- [Prompt]
Only the lines from the top of the listing below to the line that has "(640,249) -- cycle;" should be echoed, with both ends kept and pictures left out.

- [Dataset extract]
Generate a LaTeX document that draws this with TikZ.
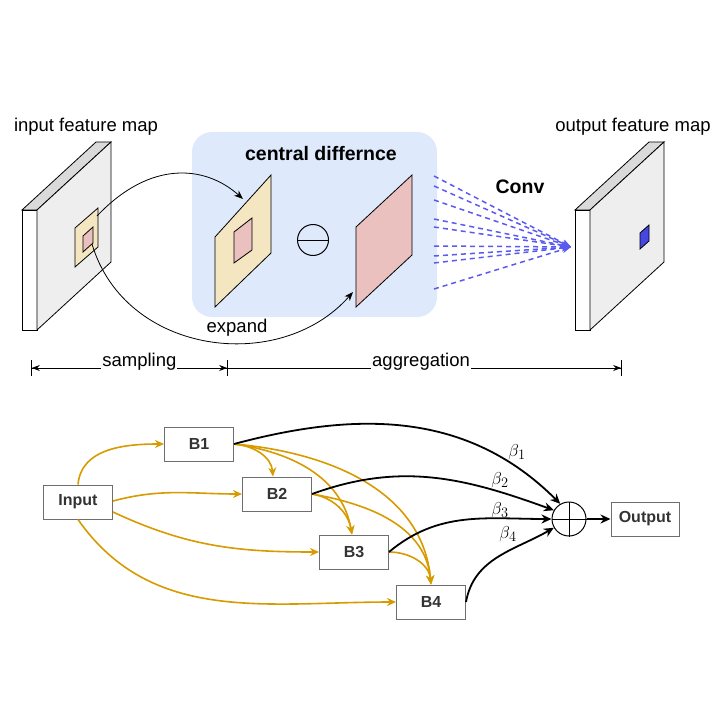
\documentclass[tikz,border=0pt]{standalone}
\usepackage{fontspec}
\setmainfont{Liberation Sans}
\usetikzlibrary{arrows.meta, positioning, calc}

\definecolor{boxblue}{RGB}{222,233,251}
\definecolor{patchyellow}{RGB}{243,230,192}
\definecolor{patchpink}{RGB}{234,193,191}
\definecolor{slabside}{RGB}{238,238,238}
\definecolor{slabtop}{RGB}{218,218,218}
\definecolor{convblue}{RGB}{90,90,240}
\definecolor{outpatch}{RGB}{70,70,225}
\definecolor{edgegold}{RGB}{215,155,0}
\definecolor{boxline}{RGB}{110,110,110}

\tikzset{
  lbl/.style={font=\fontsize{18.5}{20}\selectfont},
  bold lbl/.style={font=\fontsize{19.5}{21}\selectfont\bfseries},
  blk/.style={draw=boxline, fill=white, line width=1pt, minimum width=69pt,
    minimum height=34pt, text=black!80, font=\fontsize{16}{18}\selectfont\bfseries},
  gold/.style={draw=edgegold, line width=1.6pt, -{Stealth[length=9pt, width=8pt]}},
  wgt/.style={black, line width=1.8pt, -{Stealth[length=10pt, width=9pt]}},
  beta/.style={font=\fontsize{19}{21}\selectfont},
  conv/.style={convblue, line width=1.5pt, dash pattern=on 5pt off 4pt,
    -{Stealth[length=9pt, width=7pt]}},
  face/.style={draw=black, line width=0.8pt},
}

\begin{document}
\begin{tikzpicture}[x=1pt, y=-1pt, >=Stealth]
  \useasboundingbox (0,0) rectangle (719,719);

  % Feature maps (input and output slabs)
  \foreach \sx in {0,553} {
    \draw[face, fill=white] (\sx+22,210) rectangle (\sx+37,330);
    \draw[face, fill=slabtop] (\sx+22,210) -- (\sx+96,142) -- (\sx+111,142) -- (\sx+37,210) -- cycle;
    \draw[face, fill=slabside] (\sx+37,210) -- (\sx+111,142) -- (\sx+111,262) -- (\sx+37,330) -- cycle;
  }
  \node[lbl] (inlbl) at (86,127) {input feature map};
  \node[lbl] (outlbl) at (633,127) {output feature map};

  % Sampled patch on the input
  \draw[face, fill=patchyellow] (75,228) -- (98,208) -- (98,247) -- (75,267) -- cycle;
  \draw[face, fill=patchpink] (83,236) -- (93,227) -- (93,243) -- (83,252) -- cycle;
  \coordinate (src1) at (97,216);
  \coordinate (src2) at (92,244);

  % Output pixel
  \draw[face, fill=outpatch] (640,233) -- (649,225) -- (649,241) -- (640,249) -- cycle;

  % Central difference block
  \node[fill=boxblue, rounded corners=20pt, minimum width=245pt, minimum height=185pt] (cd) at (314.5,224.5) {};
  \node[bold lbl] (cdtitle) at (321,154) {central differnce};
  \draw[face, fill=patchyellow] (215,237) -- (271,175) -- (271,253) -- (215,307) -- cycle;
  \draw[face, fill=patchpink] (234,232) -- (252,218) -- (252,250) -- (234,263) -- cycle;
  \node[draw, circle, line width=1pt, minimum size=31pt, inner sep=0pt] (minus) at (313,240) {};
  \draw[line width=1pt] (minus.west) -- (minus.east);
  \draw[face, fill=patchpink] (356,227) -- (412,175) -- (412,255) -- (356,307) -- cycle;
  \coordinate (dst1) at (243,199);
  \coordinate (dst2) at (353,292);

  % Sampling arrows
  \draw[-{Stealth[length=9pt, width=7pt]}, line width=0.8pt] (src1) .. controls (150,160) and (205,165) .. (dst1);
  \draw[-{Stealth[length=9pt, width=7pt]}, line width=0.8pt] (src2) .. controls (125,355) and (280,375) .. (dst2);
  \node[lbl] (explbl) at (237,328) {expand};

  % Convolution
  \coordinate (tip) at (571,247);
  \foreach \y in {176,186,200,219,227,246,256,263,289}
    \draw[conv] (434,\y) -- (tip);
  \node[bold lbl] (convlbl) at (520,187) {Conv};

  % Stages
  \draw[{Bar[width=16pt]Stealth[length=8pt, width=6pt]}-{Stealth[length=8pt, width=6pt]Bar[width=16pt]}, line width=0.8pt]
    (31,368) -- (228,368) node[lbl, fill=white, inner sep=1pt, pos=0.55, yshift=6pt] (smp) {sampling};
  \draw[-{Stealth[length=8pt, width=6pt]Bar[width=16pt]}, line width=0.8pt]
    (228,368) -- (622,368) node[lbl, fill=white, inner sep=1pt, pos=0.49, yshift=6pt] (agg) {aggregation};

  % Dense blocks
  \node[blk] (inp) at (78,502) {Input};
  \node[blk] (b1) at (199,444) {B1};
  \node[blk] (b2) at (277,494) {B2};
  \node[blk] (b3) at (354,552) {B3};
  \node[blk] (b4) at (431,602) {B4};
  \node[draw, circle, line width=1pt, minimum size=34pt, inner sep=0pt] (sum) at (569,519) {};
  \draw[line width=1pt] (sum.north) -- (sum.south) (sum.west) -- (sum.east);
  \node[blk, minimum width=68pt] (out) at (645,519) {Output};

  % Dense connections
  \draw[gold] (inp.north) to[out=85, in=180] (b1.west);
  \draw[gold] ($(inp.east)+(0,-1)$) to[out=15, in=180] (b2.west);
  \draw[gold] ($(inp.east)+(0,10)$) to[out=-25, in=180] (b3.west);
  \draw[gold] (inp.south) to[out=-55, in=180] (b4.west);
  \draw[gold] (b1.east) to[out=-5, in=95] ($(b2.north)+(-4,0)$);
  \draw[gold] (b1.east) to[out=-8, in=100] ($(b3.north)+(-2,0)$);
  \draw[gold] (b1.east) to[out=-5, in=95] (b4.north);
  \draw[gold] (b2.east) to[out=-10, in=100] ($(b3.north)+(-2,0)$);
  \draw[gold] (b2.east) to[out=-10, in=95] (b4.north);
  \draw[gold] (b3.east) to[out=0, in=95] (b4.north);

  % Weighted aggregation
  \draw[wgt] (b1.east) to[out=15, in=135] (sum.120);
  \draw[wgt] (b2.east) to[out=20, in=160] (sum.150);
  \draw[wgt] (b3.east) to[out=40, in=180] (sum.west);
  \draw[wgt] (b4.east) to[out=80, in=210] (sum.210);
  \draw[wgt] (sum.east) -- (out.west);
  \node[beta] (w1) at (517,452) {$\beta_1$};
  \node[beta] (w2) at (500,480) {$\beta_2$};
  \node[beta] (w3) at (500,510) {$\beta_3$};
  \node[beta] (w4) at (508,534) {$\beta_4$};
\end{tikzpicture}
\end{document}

- [The reply]
Generate a LaTeX document that draws this with TikZ.
\documentclass[tikz,border=0pt]{standalone}
\usepackage{fontspec}
\setmainfont{Liberation Sans}
\usetikzlibrary{arrows.meta, positioning, calc}

\definecolor{boxblue}{RGB}{222,233,251}
\definecolor{patchyellow}{RGB}{243,230,192}
\definecolor{patchpink}{RGB}{234,193,191}
\definecolor{slabside}{RGB}{238,238,238}
\definecolor{slabtop}{RGB}{218,218,218}
\definecolor{convblue}{RGB}{90,90,240}
\definecolor{outpatch}{RGB}{70,70,225}
\definecolor{edgegold}{RGB}{215,155,0}
\definecolor{boxline}{RGB}{110,110,110}

\tikzset{
  lbl/.style={font=\fontsize{18.5}{20}\selectfont},
  bold lbl/.style={font=\fontsize{19.5}{21}\selectfont\bfseries},
  blk/.style={draw=boxline, fill=white, line width=1pt, minimum width=69pt,
    minimum height=34pt, text=black!80, font=\fontsize{16}{18}\selectfont\bfseries},
  gold/.style={draw=edgegold, line width=1.6pt, -{Stealth[length=9pt, width=8pt]}},
  wgt/.style={black, line width=1.8pt, -{Stealth[length=10pt, width=9pt]}},
  beta/.style={font=\fontsize{19}{21}\selectfont},
  conv/.style={convblue, line width=1.5pt, dash pattern=on 5pt off 4pt,
    -{Stealth[length=9pt, width=7pt]}},
  face/.style={draw=black, line width=0.8pt},
}

\begin{document}
\begin{tikzpicture}[x=1pt, y=-1pt, >=Stealth]
  \useasboundingbox (0,0) rectangle (719,719);

  % Feature maps (input and output slabs)
  \foreach \sx in {0,553} {
    \draw[face, fill=white] (\sx+22,210) rectangle (\sx+37,330);
    \draw[face, fill=slabtop] (\sx+22,210) -- (\sx+96,142) -- (\sx+111,142) -- (\sx+37,210) -- cycle;
    \draw[face, fill=slabside] (\sx+37,210) -- (\sx+111,142) -- (\sx+111,262) -- (\sx+37,330) -- cycle;
  }
  \node[lbl] (inlbl) at (86,127) {input feature map};
  \node[lbl] (outlbl) at (633,127) {output feature map};

  % Sampled patch on the input
  \draw[face, fill=patchyellow] (75,228) -- (98,208) -- (98,247) -- (75,267) -- cycle;
  \draw[face, fill=patchpink] (83,236) -- (93,227) -- (93,243) -- (83,252) -- cycle;
  \coordinate (src1) at (97,216);
  \coordinate (src2) at (92,244);

  % Output pixel
  \draw[face, fill=outpatch] (640,233) -- (649,225) -- (649,241) -- (640,249) -- cycle;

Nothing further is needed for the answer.